You've presumable seen that \zeta(s)=\sum_{n=1}^{\infty}n^{-s}, valid when the real part of s is greater than 1. If you try to put in something with real part less than 1, this series diverges, I'm sure you've seen the harmonic series, this is just \zeta(1).
Using some analytical trickery (which you may or may not find simple or intuitive), it turns out it's possible to find a function f(s) that is valid for any complex number s (except a "pole" at s=1) and has the property that f(s)=\zeta(s) whenever the real part of s is greater than 1. Since this function f agrees with Zeta where Zeta is defined by it's Dirichlet series (that infinite sum above), we're going to use this f to define Zeta for all complex values. This what's meant by analytic continuation, and it turns out there's only one analytic continuation of Zeta to the entire complex plane.
So, using this f(s) it's possible to any value of Zeta we like, such as \zeta(0)\equiv f(0)=-1/2, \zeta(-1)\equiv f(-1)=-1/12, \zeta(-2)\equiv f(-2)=0 (I'm using \equiv to mean "defined as"). If you were to blindly substitute these s values into the Dirichlet series and ignore matters of convergence, you get the equations you've written.

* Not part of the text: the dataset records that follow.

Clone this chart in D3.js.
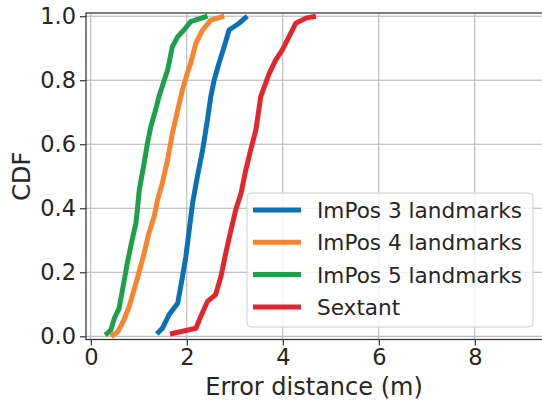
<!DOCTYPE html>
<html>
<head>
<meta charset="utf-8">
<script src="https://cdn.jsdelivr.net/npm/d3@7"></script>
<style>
  body { margin: 0; background: #fff; }
  svg { display: block; font-family: "DejaVu Sans", sans-serif; }
  .tick text { fill: #262626; font-size: 22.5px; font-family: "DejaVu Sans", sans-serif; }
</style>
</head>
<body>
<div id="chart"></div>
<script>
// values (error distance in m, cumulative fraction)
var seriesNames = ["ImPos 3 landmarks", "ImPos 4 landmarks", "ImPos 5 landmarks", "Sextant"];
var seriesColors = ["#0a72b4", "#f7842f", "#1ca04a", "#e3262d"];

var imPos3Err = [1.375, 1.49, 1.63, 1.81, 1.91, 1.98, 2.05, 2.12, 2.22, 2.33, 2.43, 2.5, 2.57, 2.67, 2.78, 2.88, 3.09, 3.26];
var imPos3Cdf = [0.007, 0.025, 0.067, 0.103, 0.186, 0.249, 0.332, 0.416, 0.499, 0.582, 0.676, 0.749, 0.8, 0.853, 0.905, 0.957, 0.978, 1.0];

var imPos4Err = [0.42, 0.56, 0.69, 0.8, 0.9, 1.0, 1.11, 1.21, 1.32, 1.39, 1.49, 1.6, 1.7, 1.81, 1.91, 2.01, 2.08, 2.19, 2.33, 2.5, 2.78];
var imPos4Cdf = [0.0, 0.014, 0.051, 0.093, 0.145, 0.197, 0.259, 0.322, 0.374, 0.426, 0.478, 0.551, 0.634, 0.707, 0.77, 0.822, 0.853, 0.916, 0.957, 0.988, 1.0];

var imPos5Err = [0.3, 0.42, 0.49, 0.59, 0.66, 0.76, 0.83, 0.94, 0.97, 1.01, 1.11, 1.18, 1.25, 1.35, 1.42, 1.53, 1.6, 1.7, 1.81, 1.94, 2.08, 2.43];
var imPos5Cdf = [0.004, 0.02, 0.056, 0.088, 0.145, 0.228, 0.28, 0.353, 0.395, 0.457, 0.54, 0.603, 0.655, 0.707, 0.749, 0.8, 0.832, 0.905, 0.936, 0.957, 0.983, 1.0];

var sextantErr = [1.65, 2.19, 2.29, 2.43, 2.6, 2.71, 2.81, 2.92, 3.02, 3.13, 3.23, 3.33, 3.44, 3.54, 3.72, 3.85, 3.99, 4.13, 4.27, 4.48, 4.69];
var sextantCdf = [0.007, 0.025, 0.062, 0.109, 0.13, 0.186, 0.259, 0.332, 0.395, 0.447, 0.52, 0.582, 0.645, 0.749, 0.822, 0.863, 0.895, 0.936, 0.978, 0.994, 1.0];

var xTicks = [0, 2, 4, 6, 8];
var yTicks = [0, 0.2, 0.4, 0.6, 0.8, 1.0];

var series = [
	{ name: seriesNames[0], color: seriesColors[0], err: imPos3Err, cdf: imPos3Cdf },
	{ name: seriesNames[1], color: seriesColors[1], err: imPos4Err, cdf: imPos4Cdf },
	{ name: seriesNames[2], color: seriesColors[2], err: imPos5Err, cdf: imPos5Cdf },
	{ name: seriesNames[3], color: seriesColors[3], err: sextantErr, cdf: sextantCdf }
];

var width = 542, height = 400;
var plot = { left: 86, right: 548, top: 13, bottom: 339.5 };

var svg = d3.select("#chart").append("svg")
	.attr("width", width)
	.attr("height", height);

var x = d3.scaleLinear()
	.domain([-0.1, 9.525])
	.range([plot.left, plot.right]);

var y = d3.scaleLinear()
	.domain([-0.01, 1.01])
	.range([plot.bottom, plot.top]);

// grid
var grid = svg.append("g").attr("class", "grid");
grid.selectAll("line.gx")
	.data(xTicks)
	.enter().append("line")
	.attr("class", "gx")
	.attr("x1", function(d) { return x(d); })
	.attr("x2", function(d) { return x(d); })
	.attr("y1", plot.top)
	.attr("y2", plot.bottom)
	.attr("stroke", "#b0b0b0")
	.attr("stroke-width", 1);
grid.selectAll("line.gy")
	.data(yTicks)
	.enter().append("line")
	.attr("class", "gy")
	.attr("x1", plot.left)
	.attr("x2", plot.right)
	.attr("y1", function(d) { return y(d); })
	.attr("y2", function(d) { return y(d); })
	.attr("stroke", "#b0b0b0")
	.attr("stroke-width", 1);

// curves
var line = d3.line()
	.x(function(d) { return x(d[0]); })
	.y(function(d) { return y(d[1]); });

svg.append("g")
	.selectAll("path")
	.data(series)
	.enter().append("path")
	.attr("d", function(s) { return line(d3.zip(s.err, s.cdf)); })
	.attr("fill", "none")
	.attr("stroke", function(s) { return s.color; })
	.attr("stroke-width", 5)
	.attr("stroke-linejoin", "round");

// axes
var xAxis = d3.axisBottom(x)
	.tickValues(xTicks)
	.tickFormat(d3.format("d"))
	.tickSize(6)
	.tickPadding(4);

var yAxis = d3.axisLeft(y)
	.tickValues(yTicks)
	.tickFormat(d3.format(".1f"))
	.tickSize(6)
	.tickPadding(4);

var xAxisG = svg.append("g")
	.attr("transform", "translate(0," + plot.bottom + ")")
	.call(xAxis);
var yAxisG = svg.append("g")
	.attr("transform", "translate(" + plot.left + ",0)")
	.call(yAxis);

[xAxisG, yAxisG].forEach(function(g) {
	g.attr("font-size", null).attr("font-family", null);
	g.select(".domain").remove();
	g.selectAll(".tick line").attr("stroke", "#333").attr("stroke-width", 1.2);
});

// frame
svg.append("rect")
	.attr("x", plot.left)
	.attr("y", plot.top)
	.attr("width", plot.right - plot.left)
	.attr("height", plot.bottom - plot.top)
	.attr("fill", "none")
	.attr("stroke", "#333")
	.attr("stroke-width", 1.25);

// axis labels
svg.append("text")
	.attr("x", (plot.left + 542) / 2)
	.attr("y", 395)
	.attr("text-anchor", "middle")
	.attr("font-size", 24)
	.attr("fill", "#262626")
	.text("Error distance (m)");

svg.append("text")
	.attr("transform", "translate(30," + y(0.5) + ") rotate(-90)")
	.attr("text-anchor", "middle")
	.attr("font-size", 24)
	.attr("fill", "#262626")
	.text("CDF");

// legend
var legend = svg.append("g").attr("class", "legend");
legend.append("rect")
	.attr("x", 247)
	.attr("y", 193)
	.attr("width", 286)
	.attr("height", 134)
	.attr("rx", 4)
	.attr("fill", "#fff")
	.attr("fill-opacity", 0.8)
	.attr("stroke", "#cccccc")
	.attr("stroke-width", 1);

var rows = legend.selectAll("g.row")
	.data(series)
	.enter().append("g")
	.attr("class", "row")
	.attr("transform", function(d, i) { return "translate(0," + (210 + i * 32.3) + ")"; });

rows.append("line")
	.attr("x1", 253)
	.attr("x2", 301)
	.attr("y1", 0)
	.attr("y2", 0)
	.attr("stroke", function(d) { return d.color; })
	.attr("stroke-width", 5);

rows.append("text")
	.attr("x", 317)
	.attr("y", 8)
	.attr("font-size", 21.6)
	.attr("fill", "#262626")
	.text(function(d) { return d.name; });
</script>
</body>
</html>
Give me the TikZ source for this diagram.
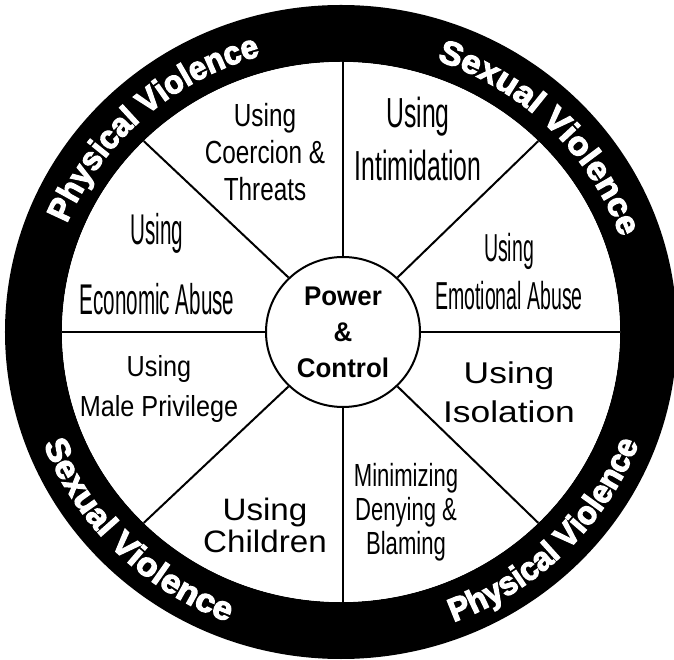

Don't read much into this. For a simple analogy, consider the function g(x)=x/x. This is undefined at x=0 and the constant 1 everywhere else. Set f(x)=1. In a similar sense to our analytic continutation of Zeta above, f(x) is a continuation of g(x) to the entire real line, so we can now define some reasonable value of g at x=0, namely g(0)\equiv f(0)=1. Same as above, if we ignore the initial defects our formula for g(x) had at 1, we get the equation 0/0=g(0)=1. This is a bit of nonsense of course, if you've taken any calculus you should know the dangers of 0/0.